Is it Really Over?
We’ve said it before, more than once: Jobs and housing will be the real indicators for how the depression pans out. Housing led us into this mess, it is one of the worst performing asset classes in America, it’s most people’s biggest investment, and bad mortgages (and their subsequent securitizations) have rendered our financial system impotent — at best. And jobs, well… people gotta work. When they don’t, all kinds of craziness ensues.
So with that in mind, let’s check in on one “ultimate indicator” of the depression’s end.
5 Min. loyalists might remember that we first checked out this chart in late May, when Robert Gordon — one of the NBER economists responsible for calling the end of recessions — suggested that the peak in initial claims had marked the approximate end of this historic downturn. As you can see, that same thesis has worked pretty well in the past, so why not?

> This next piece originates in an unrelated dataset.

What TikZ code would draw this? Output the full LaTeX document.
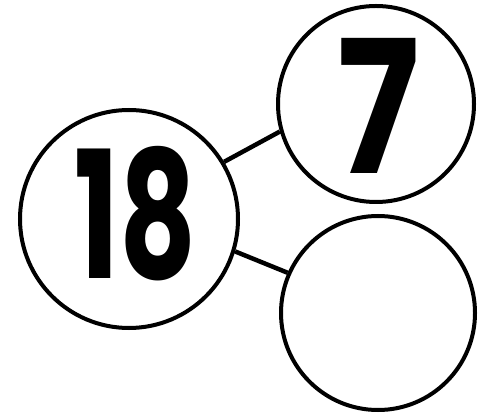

Yesterday, the Labor Department said 530,000 Americans filed for jobless benefits last week. That may be a slight improvement from the week before, but we note that since peaking this spring, jobless claims haven’t plummeted back to a historic norm, as in recessions past. Instead, they’re just hanging around, just 15% below the peak, almost 30% higher than this time last year and way above typical post-recession levels… actually higher than the peaks of yesteryear.
We realize that just by uttering these words we’re likely going to be wrong: But could it be different this time around? If the bread line is no longer at its worst, but still wrapped around the block, is it really fair for the Fed to say the recession is “technically” over?
And housing isn’t looking too pretty this week either. Yesterday saw a “surprise” fall in existing home sales. This morning, the Commerce Department says the median price of new homes in August fell 9.5%. That’s the biggest month-to-month decline in recorded history. The median price is now $195,000, down almost 12% from last year. Sales rose a statistically insignificant 0.7%.
The shred of good news from today’s report: New home inventory is down 36% over the last year, to a 7.3-month supply — the lowest level since January 2007. Still, on average, a newly completed home sits on the market for a record 12.9 months before it’s sold.